A Pakistani minorities' body has sought legislative reforms to strike off the blasphemy laws that "discriminate against minorities" in the country.
Demanding a ban on the radical clerics and students of Jamia Hafsa madrassa involved in Islamabad in a stand-off with the government over the enforcement of Sharia laws, the All Pakistan Minorities Alliance (APMA) said it would challenge laws discriminating against minorities, particularly the blasphemy laws and the Hudood Ordinance and seek legislative reforms through the parliament.
"Minorities and our daughters are worried as terrorist elements are frightening them," APMA Chairman Shahbaz Bhatti said, adding minorities in Pakistan were considered untouchables.

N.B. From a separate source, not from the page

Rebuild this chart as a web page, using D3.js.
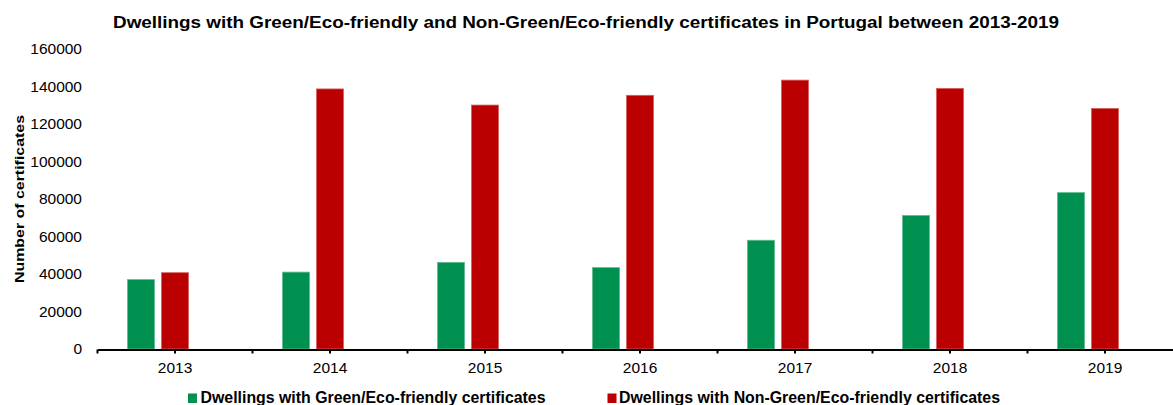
<!DOCTYPE html>
<html>
<head>
<meta charset="utf-8">
<script src="https://cdn.jsdelivr.net/npm/d3@7"></script>
<style>
  html, body { margin: 0; padding: 0; background: #fff; overflow: hidden; }
  svg { display: block; font-family: "Liberation Sans", Arial, sans-serif; }
</style>
</head>
<body>
<svg id="chart" width="1173" height="405"></svg>
<script>
const years = ["2013", "2014", "2015", "2016", "2017", "2018", "2019"];
const greenValues = [37000, 41000, 46200, 43400, 58000, 71200, 83400];
const nonGreenValues = [40700, 138700, 130100, 135300, 143400, 139000, 128300];
const seriesNames = ["Dwellings with Green/Eco-friendly certificates", "Dwellings with Non-Green/Eco-friendly certificates"];
const seriesKeys = ["green", "nonGreen"];
const yTicks = [0, 20000, 40000, 60000, 80000, 100000, 120000, 140000, 160000];
const titleText = "Dwellings with Green/Eco-friendly and Non-Green/Eco-friendly certificates in Portugal between 2013-2019";
const yTitle = "Number of certificates";

const colors = { green: "#009150", nonGreen: "#BA0000" };
const edge = { green: "#5fb890", nonGreen: "#d86060" };

const svg = d3.select("#chart");

const x = d3.scaleBand().domain(years).range([97.5, 97.5 + 7 * 155]).padding(0);
const inner = d3.scaleBand().domain(seriesKeys).range([26.5, 94.5]).paddingInner(0.206).paddingOuter(0.103);
const y = d3.scaleLinear().domain([0, 160000]).range([349, 49]);

const rows = years.map((yr, i) => ({ year: yr, green: greenValues[i], nonGreen: nonGreenValues[i] }));

// Title
svg.append("text")
  .attr("x", 113).attr("y", 28)
  .attr("font-size", 16).attr("font-weight", "bold").attr("fill", "#000")
  .attr("textLength", 946).attr("lengthAdjust", "spacingAndGlyphs")
  .text(titleText);

// Bars
const groups = svg.append("g").selectAll("g").data(rows).join("g")
  .attr("transform", d => `translate(${x(d.year)},0)`);
groups.selectAll("rect")
  .data(d => seriesKeys.map(k => ({ key: k, value: d[k] })))
  .join("rect")
  .attr("x", d => inner(d.key))
  .attr("width", inner.bandwidth())
  .attr("y", d => y(d.value))
  .attr("height", d => y(0) - y(d.value))
  .attr("fill", d => colors[d.key])
  .attr("stroke", d => edge[d.key])
  .attr("stroke-width", 0.8);

// Y axis (labels only)
const yAxis = svg.append("g").attr("transform", "translate(82,0)")
  .call(d3.axisLeft(y).tickValues(yTicks).tickSize(0).tickPadding(0).tickFormat(d3.format("d")));
yAxis.select(".domain").remove();
yAxis.selectAll("text").attr("font-size", 15.5).attr("fill", "#000")
  .attr("font-family", "Liberation Sans, Arial, sans-serif");

// Y title
svg.append("text")
  .attr("transform", "translate(23.5,199) rotate(-90)")
  .attr("text-anchor", "middle")
  .attr("font-size", 13.5).attr("font-weight", "bold").attr("fill", "#000")
  .attr("textLength", 168).attr("lengthAdjust", "spacingAndGlyphs")
  .text(yTitle);

// X axis
const xAxis = svg.append("g").attr("transform", "translate(0,349.5)")
  .call(d3.axisBottom(x).tickSize(4).tickSizeOuter(0).tickPadding(8));
xAxis.select(".domain").attr("stroke", "#000").attr("stroke-width", 2);
xAxis.selectAll(".tick line").attr("stroke", "#000").attr("stroke-width", 2);
xAxis.selectAll("text").attr("font-size", 15.5).attr("fill", "#000")
  .attr("font-family", "Liberation Sans, Arial, sans-serif");
// boundary ticks between categories
xAxis.selectAll("line.bound").data(years).join("line").attr("class", "bound")
  .attr("x1", d => x(d)).attr("x2", d => x(d))
  .attr("y1", 0).attr("y2", 4)
  .attr("stroke", "#000").attr("stroke-width", 2);

// Legend
const legendPos = [
  { sx: 188, tx: 200.5, len: 345 },
  { sx: 607.5, tx: 619, len: 381 }
];
seriesKeys.forEach((k, i) => {
  const p = legendPos[i];
  svg.append("rect").attr("x", p.sx).attr("y", 393.5).attr("width", 9).attr("height", 9.5)
    .attr("fill", colors[k]);
  svg.append("text").attr("x", p.tx).attr("y", 403.3)
    .attr("font-size", 16).attr("font-weight", "bold").attr("fill", "#000")
    .attr("textLength", p.len).attr("lengthAdjust", "spacingAndGlyphs")
    .text(seriesNames[i]);
});
</script>
</body>
</html>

He said extremist elements had challenged the government's writ and the government seemed to be helpless.
Addressing a minorities convention, Bhatti said the country was in the grip of religious extremism and Talibanisation was being thrust upon the nation.
He urged the government to celebrate minority festivals at the national level.
Over 1,500 Christian, Sikh, Hindu, Balmik, Kalash and Bihai minorities, including women and children, attended the convention, the Daily Times said.
The APMA said over 20 million voters were missing from the voter lists, out of which 25 percent were minorities.
APMA's North West Frontier Province president Javed, Hindu delegate Om Parkash, Sikh delegate Ram Singh, lawmakers from Punjab including Chaudhry Naveed Ahmed Jeewa, Parvez Rafiq, Khalid Gill and former Sindh Assembly member Michael Javed also spoke on the occasion, the daily said.